2. Create a “pause” before buying
Instead of ordering something immediately, try waiting 24 hours. Convenience thrives on immediacy. A pause brings choice back in.
3. Replace one convenience habit at a time
Maybe you cook one extra meal at home each week. Maybe walk into a local shop instead of ordering online. Start where it feels possible.
4. Plan ahead just enough
Convenience often fills the gaps where planning is missing. A simple grocery list or a basic weekly routine can reduce last-minute spending and stress.
5. Buy second-hand first
Second-hand shopping slows consumption down naturally. It requires a bit more patience and effort, but it can bring better quality and less waste, and it can save you a lot of money.
6. Keep a few “easy defaults” that aren’t disposable
A quick pantry meal. Healthy snacks in your bag. A reusable water bottle. Small preparations reduce the need for emergency convenience.

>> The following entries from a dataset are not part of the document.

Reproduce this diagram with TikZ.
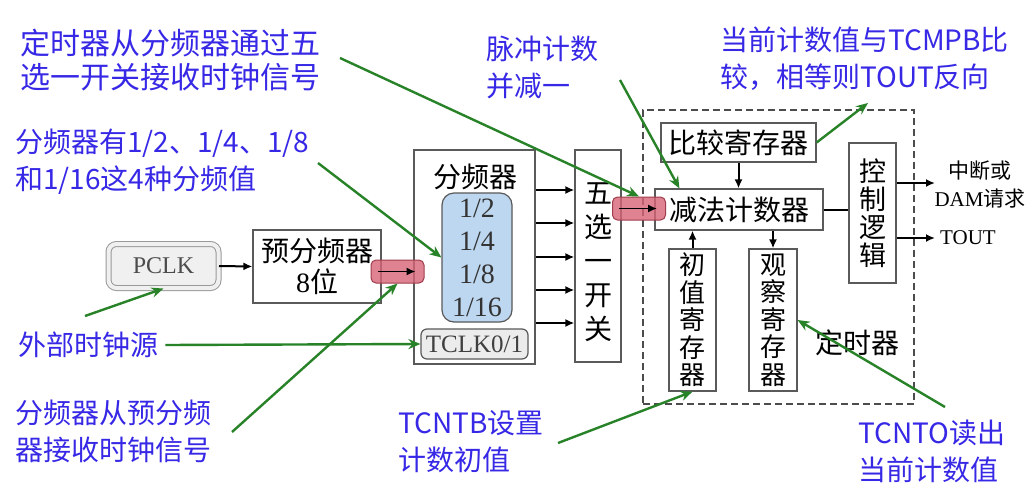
\documentclass[tikz,border=0pt]{standalone}
\usepackage{fontspec}
\setmainfont{Liberation Serif}
\newfontfamily\cjk{Noto Sans CJK SC}
\usetikzlibrary{arrows.meta}

\begin{document}
\begin{tikzpicture}[x=1pt,y=1pt,yscale=-1,xscale=1,
  blk/.style={draw={rgb, 255:red, 90; green, 90; blue, 90 },line width=1.2pt,fill=white,inner sep=0pt,align=center,font=\cjk\fontsize{28}{28}\selectfont},
  pill/.style={draw={rgb, 255:red, 160; green, 60; blue, 75 },fill={rgb, 255:red, 215; green, 100; blue, 120 },fill opacity=0.8,rounded corners=5pt,minimum width=53pt,minimum height=23pt,line width=1pt},
  sig/.style={line width=2pt,-{Latex[length=9pt,width=8pt]}},
  note/.style={text={rgb, 255:red, 55; green, 40; blue, 230 },font=\cjk\fontsize{28}{37}\selectfont,align=left,anchor=west,inner sep=0pt},
  hint/.style={draw={rgb, 255:red, 40; green, 130; blue, 40 },line width=2.4pt,-{Stealth[length=12pt,width=10pt]}}]
\useasboundingbox (0,0) rectangle (1035,493);

%Shape: Rectangle [PCLK]
\node[blk,rounded corners=8pt,draw=gray!80,fill=gray!12,double=gray!12,double distance=4pt,line width=1pt,minimum width=110pt,minimum height=44pt,font=\fontsize{24}{24}\selectfont,text=black!70] (pclk) at (163.5,266) {PCLK};
%Shape: Rectangle [prescaler]
\node[blk,minimum width=128pt,minimum height=73pt,font=\cjk\fontsize{28}{31}\selectfont] (prediv) at (317,266.5) {预分频器\\{\rmfamily 8}位};
\draw[sig] (pclk.east) -- (prediv.west);

%Shape: Rectangle [divider]
\node[blk,minimum width=121pt,minimum height=214pt] (divbox) at (474.5,257) {};
\node[font=\cjk\fontsize{28}{28}\selectfont] (divtitle) at (475,177) {分频器};
\node[draw=gray!70!black,fill={rgb, 255:red, 190; green, 215; blue, 240 },rounded corners=12pt,line width=1.2pt,minimum width=70pt,minimum height=129pt,inner sep=0pt,align=center,font=\fontsize{28}{33}\selectfont,text=black!80] (ratios) at (477,257.5) {1/2\\1/4\\1/8\\1/16};
\node[draw=gray!70!black,fill=gray!15,rounded corners=6pt,line width=1.2pt,minimum width=107pt,minimum height=30pt,inner sep=0pt,font=\fontsize{25}{25}\selectfont,text=black!75] (tclk) at (474.5,344) {TCLK0/1};

%Shape: Rectangle [switch]
\node[blk,minimum width=46pt,minimum height=212pt] (mux) at (598,256) {};
\node[font=\cjk\fontsize{28}{34}\selectfont,align=center] (muxtext) at (598,262) {五\\选\\一\\开\\关};
\foreach \y [count=\i] in {190,223,257,290,323} {
  \coordinate (tap\i) at (0,\y);
  \draw[sig] (divbox.east |- tap\i) -- (mux.west |- tap\i);
}

%Shape: Rectangle [timer]
\node[draw=black!70,line width=1.6pt,dash pattern=on 7pt off 4pt,minimum width=271pt,minimum height=294pt,inner sep=0pt] (timer) at (778.5,257) {};
\node[blk,minimum width=155pt,minimum height=39pt] (cmp) at (738.5,142.5) {比较寄存器};
\node[blk,minimum width=168pt,minimum height=41pt] (cnt) at (739,209.5) {减法计数器};
\node[blk,minimum width=47pt,minimum height=140pt,font=\cjk\fontsize{27}{28}\selectfont] (ctrl) at (872.5,213) {控\\制\\逻\\辑};
\node[blk,minimum width=47pt,minimum height=142pt,font=\cjk\fontsize{26}{27.5}\selectfont] (init) at (692.5,320) {初\\值\\寄\\存\\器};
\node[blk,minimum width=48pt,minimum height=142pt,font=\cjk\fontsize{26}{27.5}\selectfont] (obs) at (773,320) {观\\察\\寄\\存\\器};
\node[font=\cjk\fontsize{28}{28}\selectfont] (timerlbl) at (857,343) {定时器};
\draw[sig] (cmp.south) -- (cmp.south |- cnt.north);
\draw[sig] (init.north) -- (init.north |- cnt.south);
\draw[sig] (cnt.south -| obs.north) -- (obs.north);
\draw[line width=2pt] (cnt.east) -- (cnt.east -| ctrl.west);

%Outputs
\coordinate (irq) at (935,183);
\coordinate (tout) at (935,238);
\draw[sig] (ctrl.east |- irq) -- (irq);
\draw[sig] (ctrl.east |- tout) -- (tout);
\node[font=\cjk\fontsize{21}{28}\selectfont,align=center] (irqlbl) at (980,185) {中断或\\{\rmfamily DAM}请求};
\node[font=\fontsize{21}{21}\selectfont] (toutlbl) at (968,238) {TOUT};

%Shape: Pills
\node[pill] (pill1) at (397.5,271.5) {};
\draw[sig,line width=1.5pt] ([xshift=7pt]pill1.west) -- ([xshift=-9pt]pill1.east);
\node[pill] (pill2) at (639,208.5) {};
\draw[sig,line width=1.5pt] ([xshift=7pt]pill2.west) -- ([xshift=-9pt]pill2.east);

%Text notes
\node[note,font=\cjk\fontsize{30}{34}\selectfont] (ann1) at (20,60) {定时器从分频器通过五\\选一开关接收时钟信号};
\node[note] (ann2) at (15,161.5) {分频器有1/2、1/4、1/8\\和1/16这4种分频值};
\node[note] (ann3) at (18,345) {外部时钟源};
\node[note] (ann4) at (15,431) {分频器从预分频\\器接收时钟信号};
\node[note] (ann5) at (398,441.5) {TCNTB设置\\计数初值};
\node[note] (ann6) at (486,67) {脉冲计数\\并减一};
\node[note] (ann7) at (720,59) {当前计数值与TCMPB比\\较，相等则TOUT反向};
\node[note] (ann8) at (858,451) {TCNTO读出\\当前计数值};

%Curve Lines [hints]
\coordinate (h1) at (340,58);
\coordinate (h2) at (318,163);
\coordinate (h3) at (85,316);
\coordinate (h4) at (232,432);
\coordinate (h5) at (558,443);
\coordinate (h6) at (620,80);
\coordinate (h7) at (868,103);
\coordinate (h8) at (945,407);
\draw[hint] (h1) -- (pill2.north);
\draw[hint] (h2) -- (ratios.west);
\draw[hint] (h3) -- (pclk.south);
\draw[hint] ([xshift=7pt]ann3.east) -- (tclk.west);
\draw[hint] (h4) -- (pill1.south);
\draw[hint] (h5) -- (init.south);
\draw[hint] (h6) -- ([xshift=25pt]cnt.north west);
\draw[hint] (cmp.east) -- (h7);
\draw[hint] (h8) -- (obs.east);

\end{tikzpicture}
\end{document}
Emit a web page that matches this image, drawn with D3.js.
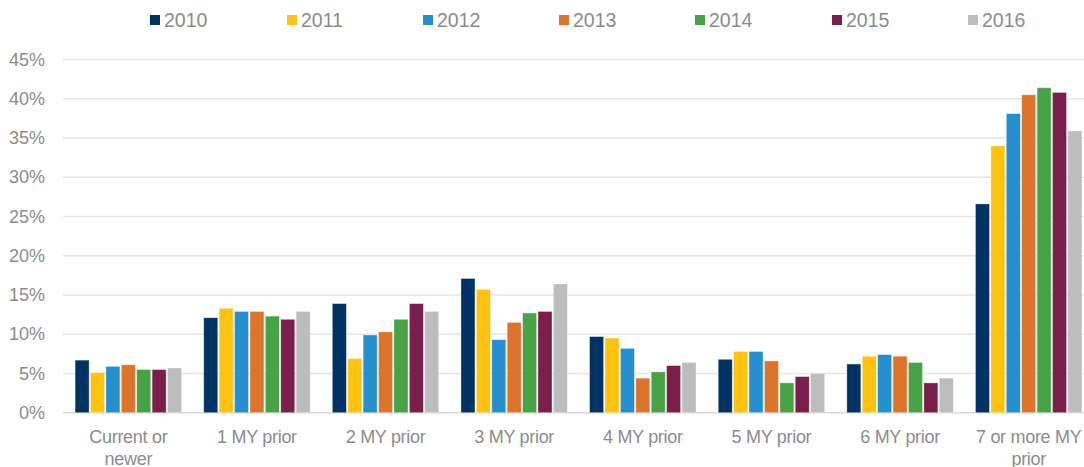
<!DOCTYPE html>
<html><head><meta charset="utf-8">
<script src="https://cdn.jsdelivr.net/npm/d3@7"></script>
<style>body{margin:0;background:#fff}svg{display:block;font-family:"Liberation Sans",Arial,sans-serif}</style>
</head><body><svg id="c" width="1084" height="467"></svg>
<script>
const categories = ["Current or newer","1 MY prior","2 MY prior","3 MY prior","4 MY prior","5 MY prior","6 MY prior","7 or more MY prior"];
const years = ["2010","2011","2012","2013","2014","2015","2016"];
const s2010 = [6.7,12.1,13.9,17.1,9.7,6.8,6.2,26.6];
const s2011 = [5.1,13.3,6.9,15.7,9.5,7.8,7.2,34.0];
const s2012 = [5.9,12.9,9.9,9.3,8.2,7.8,7.4,38.1];
const s2013 = [6.1,12.9,10.3,11.5,4.4,6.6,7.2,40.5];
const s2014 = [5.5,12.3,11.9,12.7,5.2,3.8,6.4,41.4];
const s2015 = [5.5,11.9,13.9,12.9,6.0,4.6,3.8,40.8];
const s2016 = [5.7,12.9,12.9,16.4,6.4,5.0,4.4,35.9];
const yTicks = [0,5,10,15,20,25,30,35,40,45];
const colors = ["#003264","#FFC20E","#258FD0","#DC742C","#48A246","#7A1F4B","#BCBDBE"];
const series = [s2010,s2011,s2012,s2013,s2014,s2015,s2016];

const svg = d3.select("#c");
const y = d3.scaleLinear().domain([0,45]).range([412.7,59.5]);
const x0 = d3.scaleBand().domain(categories).range([64,1093]).padding(0);
const x1 = d3.scaleBand().domain(years).range([0,x0.bandwidth()]).paddingInner(0.09).paddingOuter(0.72);

// grid
const g = svg.append("g");
g.selectAll("line").data(yTicks).join("line")
  .attr("x1",63).attr("x2",1084)
  .attr("y1",d=>y(d)).attr("y2",d=>y(d))
  .attr("stroke",d=>d===0?"#d9d9d9":"#e6e6e6").attr("stroke-width",1.5);

// y axis labels
const yAxis = d3.axisLeft(y).tickValues(yTicks).tickFormat(d=>d+"%").tickSize(0).tickPadding(0);
const ya = svg.append("g").attr("transform","translate(45,0)").call(yAxis);
ya.select(".domain").remove();
ya.selectAll("text").attr("fill","#8c8c8c").attr("font-size",18).attr("font-family","Liberation Sans, Arial, sans-serif");

// bars
const groups = svg.append("g").selectAll("g").data(categories).join("g")
  .attr("transform",d=>`translate(${x0(d)},0)`);
groups.selectAll("rect").data((c,i)=>years.map((yr,j)=>({yr,v:series[j][i],j}))).join("rect")
  .attr("x",d=>x1(d.yr)).attr("width",x1.bandwidth())
  .attr("y",d=>y(d.v)).attr("height",d=>y(0)-y(d.v))
  .attr("fill",d=>colors[d.j])
  .attr("stroke","rgba(255,255,255,0.45)").attr("stroke-width",0.8);

// x labels
const xAxis = d3.axisBottom(x0).tickSize(0).tickPadding(0);
const xa = svg.append("g").attr("transform","translate(0,0)").call(xAxis);
xa.select(".domain").remove();
xa.selectAll(".tick text").each(function(d){
  const t = d3.select(this);
  t.text(null).attr("fill","#8c8c8c").attr("font-size",18).attr("letter-spacing",-0.3).attr("font-family","Liberation Sans, Arial, sans-serif").attr("y",0).attr("dy",null);
  let lines = [d];
  if(d==="Current or newer") lines=["Current or","newer"];
  if(d==="7 or more MY prior") lines=["7 or more MY","prior"];
  lines.forEach((l,k)=>t.append("tspan").attr("x",0).attr("y",443+k*21.5).text(l));
});

// legend
const lg = svg.append("g");
const lx = [150,287,423,559,695,832,968];
years.forEach((yr,i)=>{
  lg.append("rect").attr("x",lx[i]).attr("y",15).attr("width",10).attr("height",10).attr("fill",colors[i]);
  lg.append("text").attr("x",lx[i]+14).attr("y",27.3).attr("fill","#8c8c8c").attr("font-size",19.5).text(yr);
});
</script></body></html>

7. Notice what convenience is doing for you
Sometimes convenience isn’t about time at all. It’s about comfort, reward, distraction, or coping. Simply noticing that can loosen its grip on us.
A Closing Thought
Choosing less convenience in an already busy life can feel scary. It can feel like deliberately choosing to swim upstream when you’re already struggling to stay afloat. But the goal is not to reject every modern comfort. Convenience is not inherently bad. It becomes a problem when convenience becomes unquestioned, and when speed and ease become the only values shaping our choices.
Even small shifts can make a difference, not just for sustainability, but for a different rhythm of living. One that values care over speed, sufficiency over excess, and intention over autopilot.
Breaking up with convenience is not about making life harder. It’s about making life more meaningful, and more yours.